The cork oak, an emblematic species of Portuguese landscapes, was one of the first protected trees in the world. This status dates back to at least 1546, when Portugal’s King John III forbade it from being cut down and used for charcoal or ashes in the soap houses of the Ribatejo.
The cork oak is an evergreen, slow growing tree, which can live for more than two centuries and grow to a height of 25 metres. Very common in Portugal, it is easily recognised by its thick bark (i.e., cork) with a cracked and rough surface and by its fruit, the acorn, two agroforestry products which have long been valued.
This species grows naturally in several western Mediterranean countries, including Portugal, which has the largest area of cork oak in the world: 720,000 hectares, equivalent to 22.3% of Portuguese forest, according to the 6th Forest Inventory. Although cork oaks can be found from the north to the south of Portugal, over 600 000 hectares are located in the Alentejo, where the agroforestry landscape known as ‘montado’ predominates. This is an understandable location as the cork oak has developed characteristics that enable it to live with high temperatures and water scarcity.
The cork that covers its trunk and branches also makes it more resistant to fire, reinforcing its ecological value. The species is a significant habitat and food source for dozens of wild and domesticated animal species.

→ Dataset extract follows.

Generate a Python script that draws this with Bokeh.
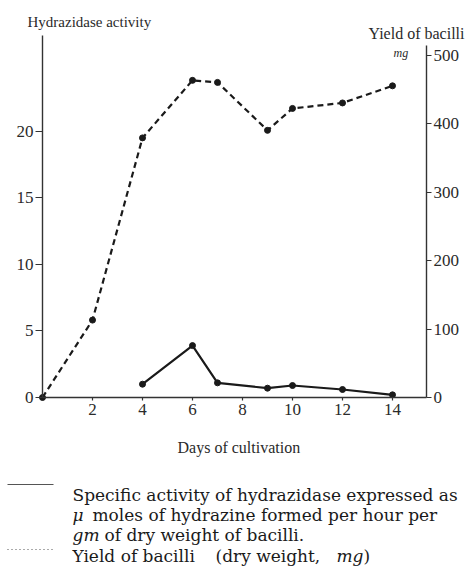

In addition to the cork oak’s ecological value, it is also economically important, in particular due to the production of acorns and cork mentioned above. Its fruit has a long tradition as food for animals, although today it also has various applications in human nutrition, while extraction of cork dates back to Roman and Greek times. Used since ancient times as a floating and sealing material — cork stoppers are still its best-known application — today cork has countless other uses, whether in civil construction (thermal and acoustic insulation), in footwear and fashion or even in the aerospace industry.
To preserve these multiple uses, the cork oak is a protected species and is one of the habitats recognised in the Natura 2000 Network Sectoral Plan: it is the dominant species in the natural habitats of Quercus spp. evergreen Montados (6310) and in Quercus suber Forests (9330). In 2011, it was named Portugal’s national tree.